Потом мне пришло в голову, что они будут нуждаться во мне тем больше, чем дольше будет продолжаться война. Многие мужчины в Рехлине уже ушли добровольцами на военную службу, и многие собирались сделать то же самое. Практически только об этом все вокруг и говорили.
Ладно, такое можно было предположить, подумала я, и с этой мыслью на меня вдруг нахлынуло чувство, заставившее меня обмереть и ясно понять, чего именно я хочу.
Я хотела участвовать в боевых действиях. Невозможность осуществить желание просто бесила меня. Даже считая войну делом абсолютно бессмысленным, я все равно хотела сражаться. Нет, это был не патриотизм, но желание приобрести опыт, превосходящий весь мой прежний опыт. И желание проверить себя, ибо я не знала пределов своего мужества. Моя работа часто требовала мужества, но я всегда сознавала известный компромисс между мужеством и мастерством. Война же – совсем другое дело.
Я хотела знать, сумею ли я выдержать тяжелейшее из всех испытаний. Наверное, мужчины чувствовали то же самое. И тогда я поняла, что война служит именно для этого.
В первый день войны транспортный планер, который я испытывала, получил статус стратегически важной машины. Заводы получили заказы на дюжины таких планеров. Ходили слухи, что правительство дало добро на его использование в условиях боевых действий.
Примерно тогда же опытные планеристы стали исчезать один за другим в неизвестном направлении.
Вторжения во Францию, которого все мы ожидали, не произошло. После ряда молниеносных побед, одержанных нашими войсками в Польше, наступило тревожное затишье. За летом пришла осень, а за осенью зима. Планеры мирно дремали в ангарах.
Однажды я получила странное письмо. Оно дошло до меня по тайным каналам, о которых я и по сей день могу лишь догадываться, и было написано одним моим старым знакомым, планеристом. Он писал так, словно я была его последней надеждой. И не только его.
Планеристов держали в изоляции на военной базе, в условиях строжайшей секретности, подготавливая к некой военной операции на Западе. На самом деле их никак не готовили к заданию, не учили летать под зенитным огнем, не давали возможности практиковаться во взаимодействии с пилотами буксировочных самолетов, хотя взлет обещал быть опасным; и никто их не слушал, поскольку они в лучшем случае носили звания младших офицеров, а многие так и вовсе были гражданскими лицами.
Люди, ответственные за операцию, явно ни черта не смыслили в планеризме.
Представлялось совершенно очевидным, что множество планеристов просто погибнет бессмысленной смертью.
Пилот, обратившийся ко мне за помощью, умолял меня сделать все возможное. Наверняка кто-нибудь в министерстве прислушается к голосу разума, писал он.
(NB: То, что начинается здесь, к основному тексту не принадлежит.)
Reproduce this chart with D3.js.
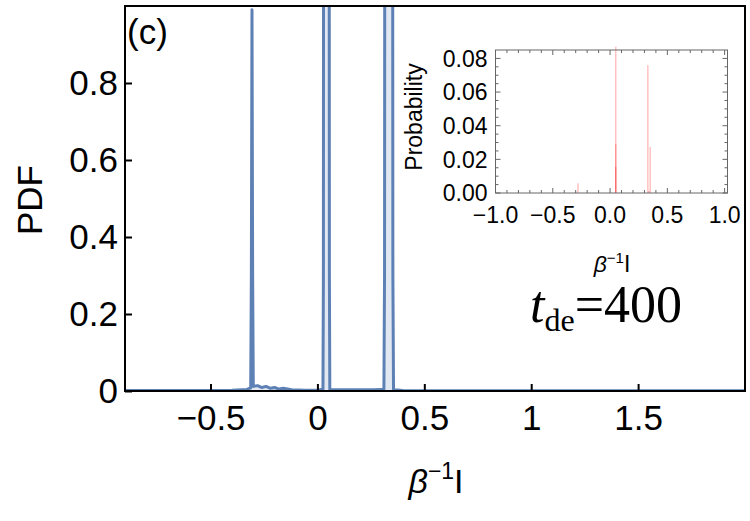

– Я ничего не могу поделать, – сказал Эрнст. – Мне очень жаль. Конечно, ситуация абсурдная. Но она вне моей компетенции, а в министерстве все крайне болезненно реагируют на вещи такого рода.
Я знала это. Но все равно надеялась, что он найдет выход.
– Попробуй обратиться к фон Грейму, – сказал Эрнст. – Вообще-то я думаю, что тебе следует обратиться к Мильху. Но если ты пойдешь к Мильху, не говори, что это я послал тебя к нему.
– Но кто же несет за это ответственность? – спросила я.
– Ответственность? – Эрнст недоуменно вытаращился на меня. Потом рассмеялся. – Да никто не несет никакой ответственности. Просто у нас так делаются дела. Чего ты хочешь? Чтобы операцией руководили люди компетентные?
У Эрнста были неприятности.
Новая должность накладывала на него обязательства, которые он не мог выполнить, и бремя непосильной работы, которое он мог лишь переложить на плечи своего заместителя Плоха. Или оставить все бумажки валяться на столе и уйти.
Но если он бросал все бумажки на своем рабочем столе, то, вернувшись на следующий день, неизменно заставал их на прежнем месте.
В течение трех или четырех месяцев всякий раз, заходя в кабинет Эрнста, я видела одну и ту же нетронутую стопку документов, лежащую на дальнем углу стола. Потом он придавил ее книгой. Это были документы из офиса Мильха, связанные с разработкой и производством «Ю-88». Другая стопка документов – похоже, так и не получивших хода, – относилась к проблеме рабочих площадей авиационных заводов. По всей видимости, нам не хватало рабочих площадей. Предложенное Эрнстом решение проблемы вызвало яростные возражения Мильха, который обрушился на него с бесконечным потоком напоминаний о специфике производства.